◆ **Prompt**
All the data should be repeated exactly. Any image in it is left out.

◆ **Data excerpt**

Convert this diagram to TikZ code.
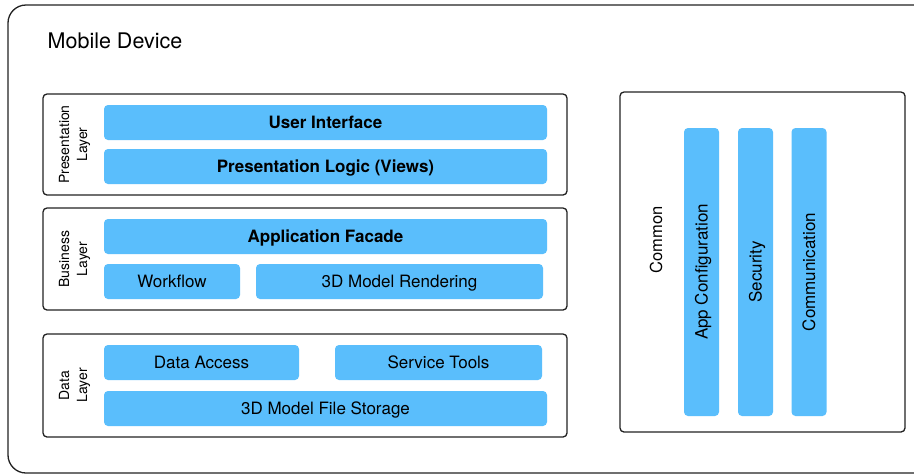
\documentclass[tikz,border=0pt]{standalone}
\usepackage{fontspec}
\setmainfont{TeX Gyre Heros}
\definecolor{boxblue}{HTML}{5ABEFC}
\definecolor{edge}{HTML}{222222}
\tikzset{
  container/.style={draw=edge, line width=1.3pt, rounded corners=4pt, fill=white, inner sep=0pt},
  bluebox/.style={fill=boxblue, draw=none, rounded corners=4pt, inner sep=0pt, text height=12.2pt, text depth=0pt, font=\fontsize{17}{20}\selectfont, text=black},
  boldbox/.style={bluebox, font=\fontsize{17}{20}\selectfont\bfseries},
  layerlabel/.style={rotate=90, align=center, font=\fontsize{14}{18}\selectfont, inner sep=0pt},
}
\begin{document}
\begin{tikzpicture}[x=1pt, y=-1pt]
\useasboundingbox (0,0) rectangle (914,475);
\clip (0,0) rectangle (914,475);
\fill[white] (0,0) rectangle (914,475);
% outer device
\node[container, rounded corners=18pt, minimum width=934pt, minimum height=468pt] (device) at (475,239) {};
\node[anchor=base west, font=\fontsize{21.5}{25}\selectfont, inner sep=0pt] (title) at (47.5,48.5) {Mobile Device};
% layer containers
\node[container, minimum width=524pt, minimum height=101pt] (pres) at (305,144.5) {};
\node[container, minimum width=524pt, minimum height=102pt] (bus) at (305,259) {};
\node[container, minimum width=524pt, minimum height=103pt] (data) at (305,385.5) {};
\node[container, minimum width=285pt, minimum height=340pt] (common) at (762.5,262) {};
% layer labels
\node[layerlabel] (preslbl) at (74.5,144.5) {Presentation\\Layer};
\node[layerlabel] (buslbl) at (74.5,259) {Business\\Layer};
\node[layerlabel] (datalbl) at (74.5,385.5) {Data\\Layer};
\node[rotate=90, font=\fontsize{16.5}{19}\selectfont, inner sep=0pt] (commonlbl) at (656,240) {Common};
% presentation
\node[boldbox, minimum width=443pt, minimum height=35pt] (ui) at (325.5,122.5) {User Interface};
\node[boldbox, minimum width=443pt, minimum height=35pt] (pl) at (325.5,166.5) {Presentation Logic (Views)};
% business
\node[boldbox, minimum width=443pt, minimum height=35pt] (af) at (325.5,236.5) {Application Facade};
\node[bluebox, minimum width=136pt, minimum height=35pt] (wf) at (172,281.5) {Workflow};
\node[bluebox, minimum width=287pt, minimum height=35pt] (render) at (399.5,281.5) {3D Model Rendering};
% data
\node[bluebox, minimum width=195pt, minimum height=35pt] (da) at (201.5,362.5) {Data Access};
\node[bluebox, minimum width=207pt, minimum height=35pt] (st) at (438.5,362.5) {Service Tools};
\node[bluebox, minimum width=443pt, minimum height=35pt] (fs) at (325.5,408.5) {3D Model File Storage};
% common bars
\node[bluebox, rotate=90, minimum width=288pt, minimum height=35pt] (cfg) at (701.5,272) {App Configuration};
\node[bluebox, rotate=90, minimum width=288pt, minimum height=35pt] (sec) at (755.5,272) {Security};
\node[bluebox, rotate=90, minimum width=288pt, minimum height=35pt] (comm) at (809,272) {Communication};
\end{tikzpicture}
\end{document}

◆ **Final result**
Convert this diagram to TikZ code.
\documentclass[tikz,border=0pt]{standalone}
\usepackage{fontspec}
\setmainfont{TeX Gyre Heros}
\definecolor{boxblue}{HTML}{5ABEFC}
\definecolor{edge}{HTML}{222222}
\tikzset{
  container/.style={draw=edge, line width=1.3pt, rounded corners=4pt, fill=white, inner sep=0pt},
  bluebox/.style={fill=boxblue, draw=none, rounded corners=4pt, inner sep=0pt, text height=12.2pt, text depth=0pt, font=\fontsize{17}{20}\selectfont, text=black},
  boldbox/.style={bluebox, font=\fontsize{17}{20}\selectfont\bfseries},
  layerlabel/.style={rotate=90, align=center, font=\fontsize{14}{18}\selectfont, inner sep=0pt},
}
\begin{document}
\begin{tikzpicture}[x=1pt, y=-1pt]
\useasboundingbox (0,0) rectangle (914,475);
\clip (0,0) rectangle (914,475);
\fill[white] (0,0) rectangle (914,475);
% outer device
\node[container, rounded corners=18pt, minimum width=934pt, minimum height=468pt] (device) at (475,239) {};
\node[anchor=base west, font=\fontsize{21.5}{25}\selectfont, inner sep=0pt] (title) at (47.5,48.5) {Mobile Device};
% layer containers
\node[container, minimum width=524pt, minimum height=101pt] (pres) at (305,144.5) {};
\node[container, minimum width=524pt, minimum height=102pt] (bus) at (305,259) {};
\node[container, minimum width=524pt, minimum height=103pt] (data) at (305,385.5) {};
\node[container, minimum width=285pt, minimum height=340pt] (common) at (762.5,262) {};
% layer labels
\node[layerlabel] (preslbl) at (74.5,144.5) {Presentation\\Layer};
\node[layerlabel] (buslbl) at (74.5,259) {Business\\Layer};
\node[layerlabel] (datalbl) at (74.5,385.5) {Data\\Layer};
\node[rotate=90, font=\fontsize{16.5}{19}\selectfont, inner sep=0pt] (commonlbl) at (656,240) {Common};
% presentation
\node[boldbox, minimum width=443pt, minimum height=35pt] (ui) at (325.5,122.5) {User Interface};
\node[boldbox, minimum width=443pt, minimum height=35pt] (pl) at (325.5,166.5) {Presentation Logic (Views)};
% business
\node[boldbox, minimum width=443pt, minimum height=35pt] (af) at (325.5,236.5) {Application Facade};
\node[bluebox, minimum width=136pt, minimum height=35pt] (wf) at (172,281.5) {Workflow};
\node[bluebox, minimum width=287pt, minimum height=35pt] (render) at (399.5,281.5) {3D Model Rendering};
% data
\node[bluebox, minimum width=195pt, minimum height=35pt] (da) at (201.5,362.5) {Data Access};
\node[bluebox, minimum width=207pt, minimum height=35pt] (st) at (438.5,362.5) {Service Tools};
\node[bluebox, minimum width=443pt, minimum height=35pt] (fs) at (325.5,408.5) {3D Model File Storage};
% common bars
\node[bluebox, rotate=90, minimum width=288pt, minimum height=35pt] (cfg) at (701.5,272) {App Configuration};
\node[bluebox, rotate=90, minimum width=288pt, minimum height=35pt] (sec) at (755.5,272) {Security};
\node[bluebox, rotate=90, minimum width=288pt, minimum height=35pt] (comm) at (809,272) {Communication};
\end{tikzpicture}
\end{document}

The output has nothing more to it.